Exercise description: Drop every picture. Then return, exactly, the lines from the beginning of the listing below through the one containing "0.729, 0.729, 0.729];".

Data extract:
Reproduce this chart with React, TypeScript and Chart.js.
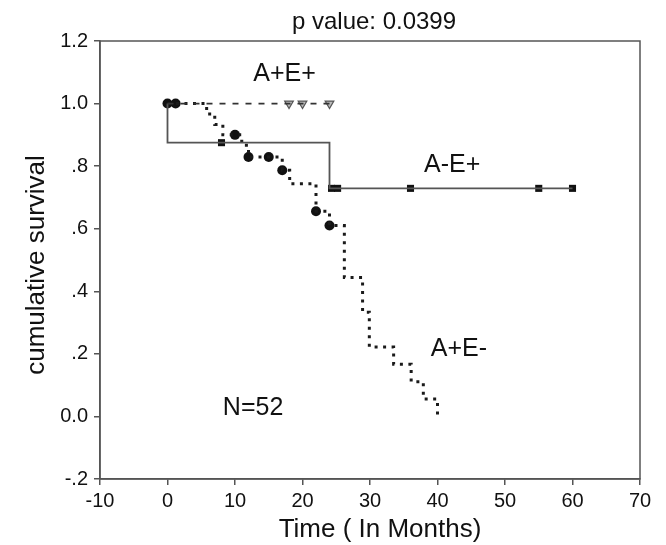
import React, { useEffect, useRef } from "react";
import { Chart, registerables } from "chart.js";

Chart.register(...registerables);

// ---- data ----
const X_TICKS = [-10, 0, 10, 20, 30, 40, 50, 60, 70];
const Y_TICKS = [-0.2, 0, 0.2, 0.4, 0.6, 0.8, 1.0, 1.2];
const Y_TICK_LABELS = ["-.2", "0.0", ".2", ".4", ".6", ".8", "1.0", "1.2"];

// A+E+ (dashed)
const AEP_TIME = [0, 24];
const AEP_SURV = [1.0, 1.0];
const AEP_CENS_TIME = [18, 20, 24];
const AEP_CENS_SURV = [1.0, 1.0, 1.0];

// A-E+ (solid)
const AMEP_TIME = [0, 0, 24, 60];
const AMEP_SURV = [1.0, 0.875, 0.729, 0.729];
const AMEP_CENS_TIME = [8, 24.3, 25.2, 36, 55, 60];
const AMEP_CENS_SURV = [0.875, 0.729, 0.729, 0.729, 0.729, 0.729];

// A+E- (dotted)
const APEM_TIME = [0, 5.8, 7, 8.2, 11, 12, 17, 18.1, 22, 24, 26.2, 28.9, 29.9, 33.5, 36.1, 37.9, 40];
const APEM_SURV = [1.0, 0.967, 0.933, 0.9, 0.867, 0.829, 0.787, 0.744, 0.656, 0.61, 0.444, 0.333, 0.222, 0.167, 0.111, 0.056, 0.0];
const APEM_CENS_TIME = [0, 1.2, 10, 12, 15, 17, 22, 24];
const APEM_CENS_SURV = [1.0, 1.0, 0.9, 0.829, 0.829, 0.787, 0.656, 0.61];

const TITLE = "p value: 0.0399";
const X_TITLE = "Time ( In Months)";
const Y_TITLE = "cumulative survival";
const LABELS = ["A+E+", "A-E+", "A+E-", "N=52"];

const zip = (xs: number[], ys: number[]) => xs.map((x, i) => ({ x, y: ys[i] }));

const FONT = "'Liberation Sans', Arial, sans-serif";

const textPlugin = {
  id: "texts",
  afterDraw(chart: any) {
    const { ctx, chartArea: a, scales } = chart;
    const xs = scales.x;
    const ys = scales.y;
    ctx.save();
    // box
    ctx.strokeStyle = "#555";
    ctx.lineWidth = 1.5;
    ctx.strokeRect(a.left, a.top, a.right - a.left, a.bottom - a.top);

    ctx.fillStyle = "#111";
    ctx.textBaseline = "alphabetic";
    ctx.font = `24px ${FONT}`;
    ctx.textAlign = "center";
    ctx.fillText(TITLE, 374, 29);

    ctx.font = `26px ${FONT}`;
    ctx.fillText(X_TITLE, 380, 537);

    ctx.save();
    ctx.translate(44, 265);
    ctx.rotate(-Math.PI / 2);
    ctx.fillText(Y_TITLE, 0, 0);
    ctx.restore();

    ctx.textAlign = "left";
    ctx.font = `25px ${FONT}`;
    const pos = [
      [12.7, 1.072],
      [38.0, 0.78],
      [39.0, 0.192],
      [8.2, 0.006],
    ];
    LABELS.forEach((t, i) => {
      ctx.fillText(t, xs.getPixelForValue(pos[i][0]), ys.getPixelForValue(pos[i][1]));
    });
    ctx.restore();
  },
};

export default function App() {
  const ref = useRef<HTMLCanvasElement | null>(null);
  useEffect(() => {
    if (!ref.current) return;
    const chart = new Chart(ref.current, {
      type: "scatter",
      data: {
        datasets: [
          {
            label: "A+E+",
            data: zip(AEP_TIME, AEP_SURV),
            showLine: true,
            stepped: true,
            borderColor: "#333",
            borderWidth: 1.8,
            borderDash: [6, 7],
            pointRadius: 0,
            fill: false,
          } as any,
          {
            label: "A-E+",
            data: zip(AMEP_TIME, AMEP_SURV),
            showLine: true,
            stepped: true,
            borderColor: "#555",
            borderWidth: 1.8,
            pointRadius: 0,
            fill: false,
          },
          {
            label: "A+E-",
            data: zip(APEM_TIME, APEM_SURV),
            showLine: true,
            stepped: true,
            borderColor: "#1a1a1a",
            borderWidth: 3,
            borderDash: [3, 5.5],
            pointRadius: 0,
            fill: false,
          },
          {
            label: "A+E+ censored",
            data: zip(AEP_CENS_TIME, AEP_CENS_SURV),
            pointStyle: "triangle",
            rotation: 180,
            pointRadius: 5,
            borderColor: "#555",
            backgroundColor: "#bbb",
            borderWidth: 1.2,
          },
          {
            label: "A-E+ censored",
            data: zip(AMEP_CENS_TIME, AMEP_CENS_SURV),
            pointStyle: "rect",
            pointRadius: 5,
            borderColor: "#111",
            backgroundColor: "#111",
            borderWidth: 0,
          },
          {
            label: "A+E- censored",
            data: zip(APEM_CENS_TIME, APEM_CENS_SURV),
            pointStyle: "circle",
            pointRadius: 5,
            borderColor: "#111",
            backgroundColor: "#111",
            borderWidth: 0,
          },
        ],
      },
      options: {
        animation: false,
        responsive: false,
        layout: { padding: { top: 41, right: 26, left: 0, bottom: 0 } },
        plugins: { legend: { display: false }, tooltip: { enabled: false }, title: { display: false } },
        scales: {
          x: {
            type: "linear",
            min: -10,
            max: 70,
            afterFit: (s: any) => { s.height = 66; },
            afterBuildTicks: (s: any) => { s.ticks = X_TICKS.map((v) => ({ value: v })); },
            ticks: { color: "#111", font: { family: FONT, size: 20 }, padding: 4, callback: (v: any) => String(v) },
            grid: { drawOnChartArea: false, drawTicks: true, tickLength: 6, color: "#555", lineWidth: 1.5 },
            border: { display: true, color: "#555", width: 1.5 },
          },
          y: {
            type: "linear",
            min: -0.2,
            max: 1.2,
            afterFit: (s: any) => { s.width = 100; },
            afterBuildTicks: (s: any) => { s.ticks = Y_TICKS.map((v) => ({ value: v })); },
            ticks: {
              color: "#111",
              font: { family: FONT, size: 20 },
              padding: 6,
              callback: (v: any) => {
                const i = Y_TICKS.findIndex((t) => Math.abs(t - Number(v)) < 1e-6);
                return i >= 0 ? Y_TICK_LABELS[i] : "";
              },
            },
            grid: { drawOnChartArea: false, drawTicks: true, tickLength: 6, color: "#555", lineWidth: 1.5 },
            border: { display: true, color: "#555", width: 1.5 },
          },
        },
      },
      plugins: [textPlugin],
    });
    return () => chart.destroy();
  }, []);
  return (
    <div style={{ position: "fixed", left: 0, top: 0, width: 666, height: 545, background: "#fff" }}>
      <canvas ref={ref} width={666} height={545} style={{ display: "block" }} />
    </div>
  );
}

Response to this task:
Reproduce this chart with React, TypeScript and Chart.js.
import React, { useEffect, useRef } from "react";
import { Chart, registerables } from "chart.js";

Chart.register(...registerables);

// ---- data ----
const X_TICKS = [-10, 0, 10, 20, 30, 40, 50, 60, 70];
const Y_TICKS = [-0.2, 0, 0.2, 0.4, 0.6, 0.8, 1.0, 1.2];
const Y_TICK_LABELS = ["-.2", "0.0", ".2", ".4", ".6", ".8", "1.0", "1.2"];

// A+E+ (dashed)
const AEP_TIME = [0, 24];
const AEP_SURV = [1.0, 1.0];
const AEP_CENS_TIME = [18, 20, 24];
const AEP_CENS_SURV = [1.0, 1.0, 1.0];

// A-E+ (solid)
const AMEP_TIME = [0, 0, 24, 60];
const AMEP_SURV = [1.0, 0.875, 0.729, 0.729];
const AMEP_CENS_TIME = [8, 24.3, 25.2, 36, 55, 60];
const AMEP_CENS_SURV = [0.875, 0.729, 0.729, 0.729, 0.729, 0.729];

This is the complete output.